-- Start of Data --

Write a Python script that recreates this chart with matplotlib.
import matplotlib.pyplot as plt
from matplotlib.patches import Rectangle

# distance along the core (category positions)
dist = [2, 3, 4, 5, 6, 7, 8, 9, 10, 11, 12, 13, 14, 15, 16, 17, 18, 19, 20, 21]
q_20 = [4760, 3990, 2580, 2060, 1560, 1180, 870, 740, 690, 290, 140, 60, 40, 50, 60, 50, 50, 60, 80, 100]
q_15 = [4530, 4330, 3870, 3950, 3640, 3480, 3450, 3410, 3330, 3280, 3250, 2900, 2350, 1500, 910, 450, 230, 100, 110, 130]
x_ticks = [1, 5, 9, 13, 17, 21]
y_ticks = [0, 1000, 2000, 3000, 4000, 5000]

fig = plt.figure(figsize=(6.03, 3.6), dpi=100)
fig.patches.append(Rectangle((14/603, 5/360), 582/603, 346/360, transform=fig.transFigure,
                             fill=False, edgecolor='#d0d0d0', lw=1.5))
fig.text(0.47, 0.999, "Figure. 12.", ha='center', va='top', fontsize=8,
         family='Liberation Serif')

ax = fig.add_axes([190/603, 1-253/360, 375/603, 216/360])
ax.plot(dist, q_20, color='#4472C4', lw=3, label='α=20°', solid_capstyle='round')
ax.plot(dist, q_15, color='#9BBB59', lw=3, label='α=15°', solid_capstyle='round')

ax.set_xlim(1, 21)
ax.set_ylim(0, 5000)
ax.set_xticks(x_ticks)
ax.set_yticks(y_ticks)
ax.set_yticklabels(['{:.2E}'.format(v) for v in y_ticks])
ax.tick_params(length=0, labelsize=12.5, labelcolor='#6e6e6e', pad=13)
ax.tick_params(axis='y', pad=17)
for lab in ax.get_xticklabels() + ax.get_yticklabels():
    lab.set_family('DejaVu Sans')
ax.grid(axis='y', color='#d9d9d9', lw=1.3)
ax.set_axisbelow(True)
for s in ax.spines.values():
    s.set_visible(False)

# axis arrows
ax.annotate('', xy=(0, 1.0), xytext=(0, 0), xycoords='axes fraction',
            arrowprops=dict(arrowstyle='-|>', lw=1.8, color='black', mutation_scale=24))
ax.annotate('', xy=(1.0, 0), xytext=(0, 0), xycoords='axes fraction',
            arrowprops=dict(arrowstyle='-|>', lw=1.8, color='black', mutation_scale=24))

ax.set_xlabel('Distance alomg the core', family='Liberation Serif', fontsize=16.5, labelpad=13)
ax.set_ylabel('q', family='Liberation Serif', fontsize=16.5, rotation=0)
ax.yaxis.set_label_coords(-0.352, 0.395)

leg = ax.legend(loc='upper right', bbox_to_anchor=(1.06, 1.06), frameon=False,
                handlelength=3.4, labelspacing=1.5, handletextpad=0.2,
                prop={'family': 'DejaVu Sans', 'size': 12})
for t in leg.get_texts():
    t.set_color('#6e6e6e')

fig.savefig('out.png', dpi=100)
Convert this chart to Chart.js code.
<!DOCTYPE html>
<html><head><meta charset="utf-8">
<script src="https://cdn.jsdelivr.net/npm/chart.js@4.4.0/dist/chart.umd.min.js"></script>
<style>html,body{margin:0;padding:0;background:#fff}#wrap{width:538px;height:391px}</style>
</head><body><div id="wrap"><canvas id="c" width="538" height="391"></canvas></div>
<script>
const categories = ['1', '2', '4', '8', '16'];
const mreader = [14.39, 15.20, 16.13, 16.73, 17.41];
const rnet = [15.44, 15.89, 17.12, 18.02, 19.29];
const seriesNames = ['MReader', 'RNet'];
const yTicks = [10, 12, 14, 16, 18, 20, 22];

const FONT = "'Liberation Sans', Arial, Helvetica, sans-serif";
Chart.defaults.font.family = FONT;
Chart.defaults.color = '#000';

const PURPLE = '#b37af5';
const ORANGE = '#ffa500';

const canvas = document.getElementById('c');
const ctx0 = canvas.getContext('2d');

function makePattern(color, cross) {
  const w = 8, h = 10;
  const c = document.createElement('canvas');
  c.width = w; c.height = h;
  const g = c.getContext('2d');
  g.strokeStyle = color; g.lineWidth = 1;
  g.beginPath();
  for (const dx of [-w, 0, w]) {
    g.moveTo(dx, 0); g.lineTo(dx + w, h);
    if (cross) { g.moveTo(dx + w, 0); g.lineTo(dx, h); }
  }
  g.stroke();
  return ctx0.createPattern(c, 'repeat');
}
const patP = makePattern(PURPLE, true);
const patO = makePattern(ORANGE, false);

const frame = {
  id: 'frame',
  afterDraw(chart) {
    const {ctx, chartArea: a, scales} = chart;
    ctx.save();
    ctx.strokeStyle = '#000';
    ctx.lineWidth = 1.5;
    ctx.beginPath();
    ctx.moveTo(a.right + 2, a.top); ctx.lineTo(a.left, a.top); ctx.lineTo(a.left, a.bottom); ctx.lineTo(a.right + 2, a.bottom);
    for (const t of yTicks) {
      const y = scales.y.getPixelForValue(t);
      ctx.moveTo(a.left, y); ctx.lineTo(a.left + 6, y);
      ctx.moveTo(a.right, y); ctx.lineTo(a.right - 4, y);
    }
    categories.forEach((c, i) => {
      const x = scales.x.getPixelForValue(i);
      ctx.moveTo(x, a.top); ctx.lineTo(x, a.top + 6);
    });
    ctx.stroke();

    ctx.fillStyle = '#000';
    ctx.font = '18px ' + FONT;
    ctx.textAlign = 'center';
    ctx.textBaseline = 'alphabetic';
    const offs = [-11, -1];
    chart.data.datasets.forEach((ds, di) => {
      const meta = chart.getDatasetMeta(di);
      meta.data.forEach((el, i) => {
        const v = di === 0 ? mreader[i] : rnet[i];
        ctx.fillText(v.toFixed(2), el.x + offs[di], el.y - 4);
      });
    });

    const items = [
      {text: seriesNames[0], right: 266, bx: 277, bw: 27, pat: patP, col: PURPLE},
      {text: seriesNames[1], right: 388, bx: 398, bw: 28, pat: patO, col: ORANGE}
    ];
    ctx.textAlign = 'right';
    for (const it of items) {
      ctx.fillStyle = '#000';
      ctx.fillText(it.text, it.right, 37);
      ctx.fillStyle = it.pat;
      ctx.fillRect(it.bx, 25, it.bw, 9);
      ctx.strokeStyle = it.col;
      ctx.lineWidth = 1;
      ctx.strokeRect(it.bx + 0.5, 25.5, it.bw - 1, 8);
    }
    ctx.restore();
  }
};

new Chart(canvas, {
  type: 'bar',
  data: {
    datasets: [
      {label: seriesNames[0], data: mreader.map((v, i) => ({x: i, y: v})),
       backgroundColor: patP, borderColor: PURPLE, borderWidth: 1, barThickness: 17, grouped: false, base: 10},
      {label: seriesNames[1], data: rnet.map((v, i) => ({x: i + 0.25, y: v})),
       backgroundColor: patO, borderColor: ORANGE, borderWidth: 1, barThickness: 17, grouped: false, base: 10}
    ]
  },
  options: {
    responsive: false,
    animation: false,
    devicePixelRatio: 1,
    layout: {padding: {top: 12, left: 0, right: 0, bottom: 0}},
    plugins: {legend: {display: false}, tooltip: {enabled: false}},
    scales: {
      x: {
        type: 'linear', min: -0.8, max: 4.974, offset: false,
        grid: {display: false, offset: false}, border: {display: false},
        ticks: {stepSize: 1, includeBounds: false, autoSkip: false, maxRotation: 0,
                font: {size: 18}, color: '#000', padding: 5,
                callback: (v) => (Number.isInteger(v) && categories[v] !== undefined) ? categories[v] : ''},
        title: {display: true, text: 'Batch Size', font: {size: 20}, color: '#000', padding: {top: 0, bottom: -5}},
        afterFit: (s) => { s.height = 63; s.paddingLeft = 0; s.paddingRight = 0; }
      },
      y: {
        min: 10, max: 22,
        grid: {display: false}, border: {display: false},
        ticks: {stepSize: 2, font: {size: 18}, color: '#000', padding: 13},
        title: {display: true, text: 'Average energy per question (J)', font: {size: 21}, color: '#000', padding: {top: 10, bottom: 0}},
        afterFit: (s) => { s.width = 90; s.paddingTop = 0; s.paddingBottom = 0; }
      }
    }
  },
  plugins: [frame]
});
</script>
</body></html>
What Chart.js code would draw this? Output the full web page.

-- End of Data --

- Request -
What do the lines above say from the one containing "Convert this chart to Chart.js code." down to the one containing "const ORANGE = '#ffa500';"? Return them exactly, both end lines included, and only them.

- Finished task -
Convert this chart to Chart.js code.
<!DOCTYPE html>
<html><head><meta charset="utf-8">
<script src="https://cdn.jsdelivr.net/npm/chart.js@4.4.0/dist/chart.umd.min.js"></script>
<style>html,body{margin:0;padding:0;background:#fff}#wrap{width:538px;height:391px}</style>
</head><body><div id="wrap"><canvas id="c" width="538" height="391"></canvas></div>
<script>
const categories = ['1', '2', '4', '8', '16'];
const mreader = [14.39, 15.20, 16.13, 16.73, 17.41];
const rnet = [15.44, 15.89, 17.12, 18.02, 19.29];
const seriesNames = ['MReader', 'RNet'];
const yTicks = [10, 12, 14, 16, 18, 20, 22];

const FONT = "'Liberation Sans', Arial, Helvetica, sans-serif";
Chart.defaults.font.family = FONT;
Chart.defaults.color = '#000';

const PURPLE = '#b37af5';
const ORANGE = '#ffa500';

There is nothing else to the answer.